Holt's later achievements mostly related to whaling. According to Beverton, Holt "saved the great whales in the early 1970s". The legacy of the 1957 Beverton and Holt treatise is commemorated in the volume Advances in Fisheries Science. 50 years on from Beverton and Holt. The volume includes a foreword by Holt. Outside fisheries science, Holt is best known for the Beverton–Holt model. In population ecology the model is used as a stand-alone discrete time population model or as a model of density dependence in larger population models. Originally the model had a more specific usage; it was devised to describe the dependence of recruitment on spawning stock biomass.

==The International Whaling Commission (IWC) and The Committee of Three==
Holt worked on the International Whaling Commission's panel termed The Committee of Three that found new methods to calculate whaling quotas. The group analyzed whaling data (catches, the number of whaling boats etc.) to come up with proposals for annual quotas for whales. The panel's report, in 1961, was the international whaling commission's first attempt to come up with quotas that would permit whaling while allowing the whale population to increase.
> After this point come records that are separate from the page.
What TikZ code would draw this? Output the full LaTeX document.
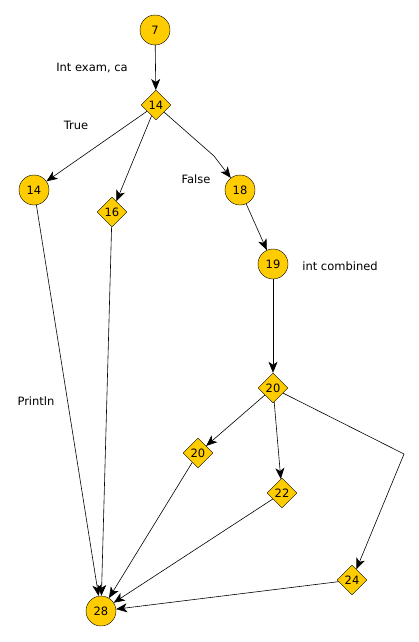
\documentclass[tikz,border=0pt]{standalone}
\usepackage{fontspec}
\setmainfont{DejaVu Sans}
\usetikzlibrary{shapes.geometric, arrows.meta}
\definecolor{gold}{RGB}{255,204,0}
\tikzstyle{circ} = [circle, draw, fill=gold, minimum size=30pt, inner sep=0pt]
\tikzstyle{cond} = [diamond, draw, fill=gold, minimum size=30pt, inner sep=0pt]
\tikzstyle{arrow} = [semithick,-{Stealth[length=11pt,width=9pt,inset=3pt]}]
\tikzstyle{line} = [semithick]

\begin{document}
\begin{tikzpicture}[x=1pt, y=-1pt, font=\fontsize{11.5}{14}\selectfont]
	\useasboundingbox (0,0) rectangle (419,642);
	% nodes
	\node[circ] (n7) at (155,30) {7};
	\node[cond] (d14) at (156,105) {14};
	\node[circ] (n14) at (34,190) {14};
	\node[cond] (d16) at (112,212) {16};
	\node[circ] (n18) at (240,190) {18};
	\node[circ] (n19) at (273,264) {19};
	\node[cond] (d20) at (273,388) {20};
	\node[cond] (d20b) at (198,453) {20};
	\node[cond] (d22) at (282,493) {22};
	\node[cond] (d24) at (352,580) {24};
	\node[circ] (n28) at (101,611) {28};
	\coordinate (b1) at (214,156);
	\coordinate (b2) at (404,454);
	% labels
	\node (lexam) at (92,68) {Int exam, ca};
	\node (ltrue) at (76,125) {True};
	\node (lfalse) at (196,179) {False};
	\node (lcomb) at (340,266) {int combined};
	\node (lprint) at (36,401) {Println};
	% edges
	\draw[arrow] (n7) -- (d14);
	\draw[arrow] (d14) -- (n14);
	\draw[arrow] (d14) -- (d16);
	\draw[line] (d14) -- (b1);
	\draw[arrow] (b1) -- (n18);
	\draw[arrow] (n18) -- (n19);
	\draw[arrow] (n19) -- (d20);
	\draw[arrow] (d20) -- (d20b);
	\draw[arrow] (d20) -- (d22);
	\draw[line] (d20) -- (b2);
	\draw[arrow] (b2) -- (d24);
	\draw[arrow] (n14) -- (n28);
	\draw[arrow] (d16) -- (n28);
	\draw[arrow] (d20b) -- (n28);
	\draw[arrow] (d22) -- (n28);
	\draw[arrow] (d24) -- (n28);
\end{tikzpicture}
\end{document}
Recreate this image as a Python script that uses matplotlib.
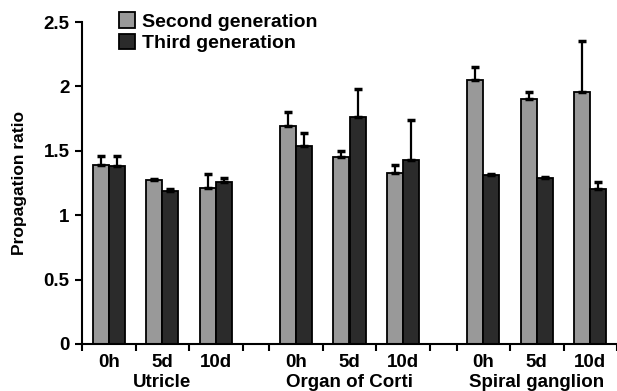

The three scientists on the panel (Kenneth Radway Allen, Douglas G. Chapman and Holt) were selected because they specialized in fisheries research but were not officially connected with Norway, the Soviet Union, the Netherlands, Japan or Britain, the countries conducting the whaling they were to study. The quotas recommended were so much lower than usual that the whaling countries argued over them for many years but eventually they had to lower the quotas. However the whaling countries first adopted interim, compromise quotas which were higher than recommended.